[start of LISTING]
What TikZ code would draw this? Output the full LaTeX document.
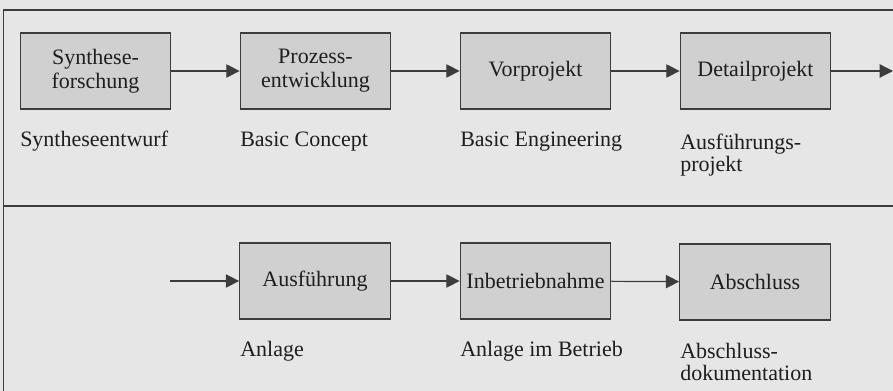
\documentclass[tikz,border=0pt]{standalone}
\usepackage{fontspec}
\setmainfont{Liberation Serif}
\usetikzlibrary{arrows.meta}
\definecolor{bggray}{HTML}{E6E6E6}
\definecolor{boxgray}{HTML}{D0D0D0}
\definecolor{linegray}{HTML}{3C3C3C}
\definecolor{ink}{HTML}{1E1E1E}
\begin{document}
\begin{tikzpicture}[x=0.75pt,y=-0.75pt,
phase/.style={draw=linegray, fill=boxgray, line width=0.8pt, minimum width=113pt, minimum height=57pt, inner sep=0pt, align=center, text=ink, font=\fontsize{16.5}{18}\selectfont},
note/.style={anchor=base west, inner sep=0pt, align=left, text=ink, font=\fontsize{16.5}{17}\selectfont},
arrow/.style={-{Triangle[length=10pt,width=10pt]}, draw=linegray, fill=linegray, line width=0.9pt},
frame/.style={draw=linegray, line width=0.9pt}
]
\fill[bggray] (0,0) rectangle (893,391);
\useasboundingbox (0,0) rectangle (893,391);
% Rahmen
\draw[frame] (893,10) -- (3.5,10) -- (3.5,391);
\draw[frame] (3.5,206) -- (893,206);
% obere Reihe
\node[phase] (syn) at (95.5,71) {Synthese-\\forschung};
\node[phase] (proz) at (315.5,71) {Prozess-\\entwicklung};
\node[phase] (vor) at (535.5,71) {Vorprojekt};
\node[phase] (det) at (755.5,71) {Detailprojekt};
\coordinate (weiter) at (893,71);
\draw[arrow] (syn) -- (proz);
\draw[arrow] (proz) -- (vor);
\draw[arrow] (vor) -- (det);
\draw[arrow] (det) -- (weiter);
\node[note] (syn-e) at (20,147) {Syntheseentwurf};
\node[note] (proz-e) at (240,147) {Basic Concept};
\node[note] (vor-e) at (460,147) {Basic Engineering};
\node[note] (det-e) at (680,172) {Ausführungs-\\projekt};
% untere Reihe
\coordinate (von) at (170,281);
\node[phase] (ausf) at (315,281) {Ausführung};
\node[phase] (inbe) at (535.5,281) {Inbetriebnahme};
\node[phase] (absch) at (755,282) {Abschluss};
\draw[arrow] (von) -- (ausf);
\draw[arrow] (ausf) -- (inbe);
\draw[arrow] (inbe) -- (absch);
\node[note] (ausf-e) at (240,357) {Anlage};
\node[note] (inbe-e) at (460,357) {Anlage im Betrieb};
\node[note] (absch-e) at (680,381) {Abschluss-\\dokumentation};
\end{tikzpicture}
\end{document}
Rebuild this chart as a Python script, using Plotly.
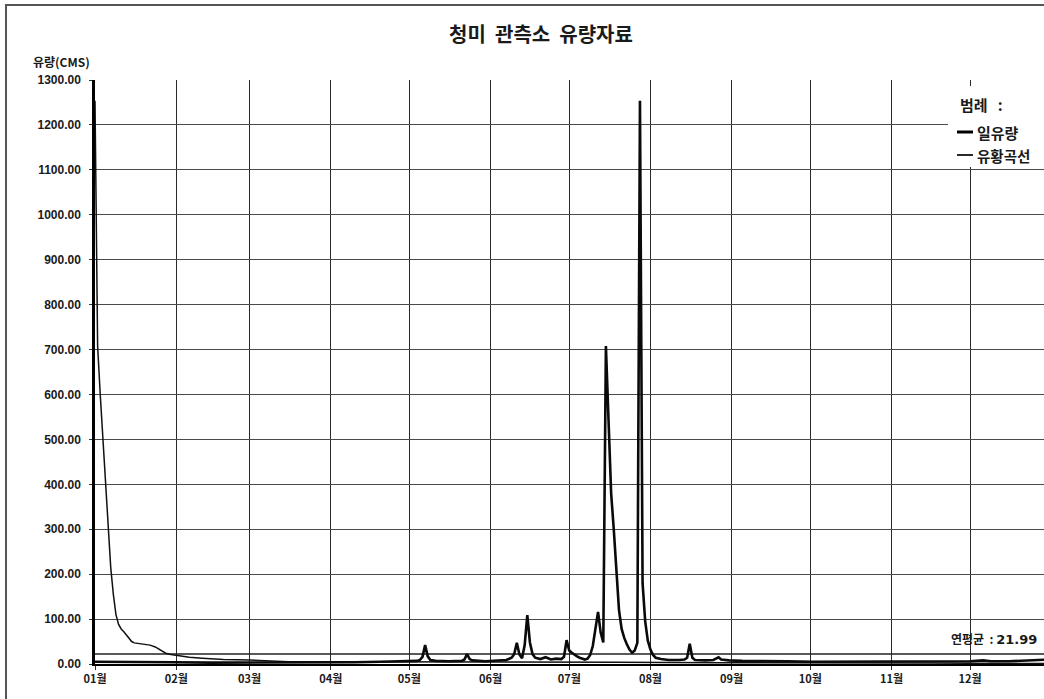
import plotly.graph_objects as go

# ---------------- data ----------------
TITLE = "청미 관측소 유량자료"
Y_TITLE = "유량(CMS)"
LEGEND_TITLE = "범례 :"
SERIES_NAMES = ["일유량", "유황곡선"]
MEAN_LABEL = "연평균"

MONTH_START_DAYS = [1, 32, 60, 91, 121, 152, 182, 213, 244, 274, 305, 335]
MONTH_LABELS = ["01월", "02월", "03월", "04월", "05월", "06월",
                "07월", "08월", "09월", "10월", "11월", "12월"]

Y_TICKS = [0, 100, 200, 300, 400, 500, 600, 700, 800, 900, 1000, 1100, 1200, 1300]

# daily flow (day of year, CMS)
FLOW_DAYS = [1, 10, 20, 31, 45, 60, 75, 91, 100, 110, 118, 124, 125, 126, 127, 128, 129,
             131, 136, 141, 142, 143, 144, 145, 150, 155, 158, 160, 161, 162, 163, 164,
             165, 166, 167, 168, 169, 171, 173, 175, 177, 179, 180, 181, 182, 183, 184,
             185, 186, 187, 188, 189, 190, 191, 192, 193, 194, 195, 196, 197, 198, 199,
             200, 201, 202, 203, 204, 205, 206, 207, 208, 209, 210, 211, 212, 213, 214,
             215, 217, 220, 224, 226, 227, 228, 229, 230, 234, 237, 238, 239, 240, 243,
             248, 255, 265, 275, 285, 295, 305, 312, 315, 325, 335, 340, 343, 350, 356,
             360, 365]
FLOW_VALUES = [5, 5, 4, 4, 3, 3, 3, 4, 4, 5, 6, 7, 9, 16, 42, 17, 9,
               7, 6, 7, 10, 22, 11, 8, 6, 7, 9, 14, 22, 47, 21, 13,
               42, 109, 48, 22, 14, 11, 15, 10, 12, 11, 16, 53, 30, 25, 20,
               17, 14, 12, 10, 12, 20, 40, 75, 116, 70, 48, 708, 520, 380, 300,
               220, 120, 78, 58, 44, 32, 25, 30, 47, 1254, 180, 95, 52, 32, 20,
               14, 11, 9, 9, 10, 14, 45, 14, 9, 8, 9, 12, 15, 10, 8,
               7, 6, 6, 5, 5, 5, 5, 6, 5, 5, 6, 8, 6, 6, 8,
               10, 10]

# flow duration curve (rank in days, CMS)
DURATION_RANKS = [1, 2, 3, 4, 5, 6, 7, 8, 9, 10, 11, 12, 13, 14, 15, 16, 18, 20, 22,
                  24, 26, 28, 30, 33, 37, 42, 50, 60, 75, 90, 120, 160, 200, 240, 280,
                  320, 365]
DURATION_VALUES = [1254, 708, 600, 500, 390, 300, 215, 155, 110, 88, 78, 72, 64, 56, 50,
                   47, 45, 43, 42, 38, 30, 24, 21, 18, 15, 13, 10, 9, 5, 5, 5, 4, 4, 3,
                   3, 2, 1]

ANNUAL_MEAN = 21.99

# ---------------- layout helpers ----------------
W, H = 1044, 699
L, R, T, B = 95, 1044, 80, 664


def px(x):
    return (x - L) / (R - L)


def py(y):
    return (B - y) / (B - T)


NUM_FONT = "Arial, 'Liberation Sans', 'Noto Sans CJK KR', sans-serif"
KR_FONT = "'Noto Sans CJK KR', 'Noto Sans', sans-serif"
INK = "#1a1a1a"

fig = go.Figure()

fig.add_trace(go.Scatter(
    x=[MONTH_START_DAYS[0], 365], y=[ANNUAL_MEAN, ANNUAL_MEAN],
    mode="lines", line=dict(color="#222222", width=1.5),
    name="연평균", showlegend=False, hoverinfo="skip"))

fig.add_trace(go.Scatter(
    x=DURATION_RANKS, y=DURATION_VALUES, mode="lines",
    line=dict(color="#111111", width=1.5), name=SERIES_NAMES[1], showlegend=False))

fig.add_trace(go.Scatter(
    x=FLOW_DAYS, y=FLOW_VALUES, mode="lines",
    line=dict(color="#0a0a0a", width=2.6), name=SERIES_NAMES[0], showlegend=False))

fig.update_xaxes(
    range=[1, 1 + (R - L) / 2.62],
    tickvals=MONTH_START_DAYS, ticktext=MONTH_LABELS,
    showgrid=True, gridcolor="#2a2a2a", gridwidth=1.3,
    zeroline=False, showline=True, linecolor="#000000", linewidth=2,
    ticks="outside", ticklen=4, tickcolor="#333333",
    tickfont=dict(family=KR_FONT, size=11, color=INK, weight="bold"),
)
fig.update_yaxes(
    range=[0, 1300], tickvals=Y_TICKS, tickformat=".2f",
    showgrid=True, gridcolor="#4a4a4a", gridwidth=1,
    zeroline=False, showline=True, linecolor="#000000", linewidth=2.5,
    ticks="outside", ticklen=3, tickcolor="#333333", ticklabelstandoff=6,
    tickfont=dict(family=NUM_FONT, size=12, color=INK, weight="bold"),
)

shapes = [
    # outer frame of the scanned sheet
    dict(type="rect", xref="paper", yref="paper",
         x0=px(6), x1=px(1100), y0=py(760), y1=py(5),
         line=dict(color="#555555", width=2), fillcolor="rgba(0,0,0,0)", layer="above"),
    # legend box
    dict(type="rect", xref="paper", yref="paper",
         x0=px(948), x1=px(1060), y0=py(167), y1=py(86),
         line=dict(width=0), fillcolor="white", layer="above"),
    dict(type="line", xref="paper", yref="paper",
         x0=px(957), x1=px(973), y0=py(132), y1=py(132),
         line=dict(color="#000000", width=3), layer="above"),
    dict(type="line", xref="paper", yref="paper",
         x0=px(957), x1=px(973), y0=py(155), y1=py(155),
         line=dict(color="#111111", width=1.8), layer="above"),
]

annotations = [
    dict(text=Y_TITLE, xref="paper", yref="paper", x=px(31), y=py(61),
         xanchor="left", yanchor="middle", showarrow=False,
         font=dict(family=KR_FONT, size=12, color=INK, weight="bold")),
    dict(text=LEGEND_TITLE.replace(" ", "\u00a0\u00a0\u00a0"), xref="paper", yref="paper",
         x=px(958), y=py(104), xanchor="left", yanchor="middle", showarrow=False,
         font=dict(family=KR_FONT, size=15, color=INK, weight="bold")),
    dict(text=SERIES_NAMES[0], xref="paper", yref="paper", x=px(975), y=py(132),
         xanchor="left", yanchor="middle", showarrow=False,
         font=dict(family=KR_FONT, size=15, color=INK, weight="bold")),
    dict(text=SERIES_NAMES[1], xref="paper", yref="paper", x=px(975), y=py(155),
         xanchor="left", yanchor="middle", showarrow=False,
         font=dict(family=KR_FONT, size=14.5, color=INK, weight="bold")),
    dict(text=(f"{MEAN_LABEL}\u00a0\u00a0:\u00a0<span style='font-family:DejaVu Sans;"
               f"font-size:13px'>{ANNUAL_MEAN:.2f}</span>"),
         xref="paper", yref="paper",
         x=px(949), y=py(638), xanchor="left", yanchor="middle", showarrow=False,
         font=dict(family=KR_FONT, size=12, color=INK, weight="bold")),
]

fig.update_layout(
    width=W, height=H, autosize=False,
    margin=dict(l=L, r=W - R, t=T, b=H - B, pad=0),
    paper_bgcolor="white", plot_bgcolor="white",
    showlegend=False,
    title=dict(text=TITLE.replace(" ", "\u00a0\u00a0"), x=541 / W, xanchor="center",
               y=1 - 35 / H, yanchor="middle", xref="container", yref="container",
               font=dict(family=KR_FONT, size=20, color=INK, weight="bold")),
    shapes=shapes, annotations=annotations,
)

fig.write_html(
    "out.html",
    config={"displayModeBar": False},
    post_script="document.body.style.margin='0';document.body.style.overflow='hidden';",
)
[end of LISTING]
Set down the lines running from the one with "Rebuild this chart" through the one with "1100, 1200, 1300]", both ends kept, exactly and with no pictures.

■ **OUTPUT**:
Rebuild this chart as a Python script, using Plotly.
import plotly.graph_objects as go

# ---------------- data ----------------
TITLE = "청미 관측소 유량자료"
Y_TITLE = "유량(CMS)"
LEGEND_TITLE = "범례 :"
SERIES_NAMES = ["일유량", "유황곡선"]
MEAN_LABEL = "연평균"

MONTH_START_DAYS = [1, 32, 60, 91, 121, 152, 182, 213, 244, 274, 305, 335]
MONTH_LABELS = ["01월", "02월", "03월", "04월", "05월", "06월",
                "07월", "08월", "09월", "10월", "11월", "12월"]

Y_TICKS = [0, 100, 200, 300, 400, 500, 600, 700, 800, 900, 1000, 1100, 1200, 1300]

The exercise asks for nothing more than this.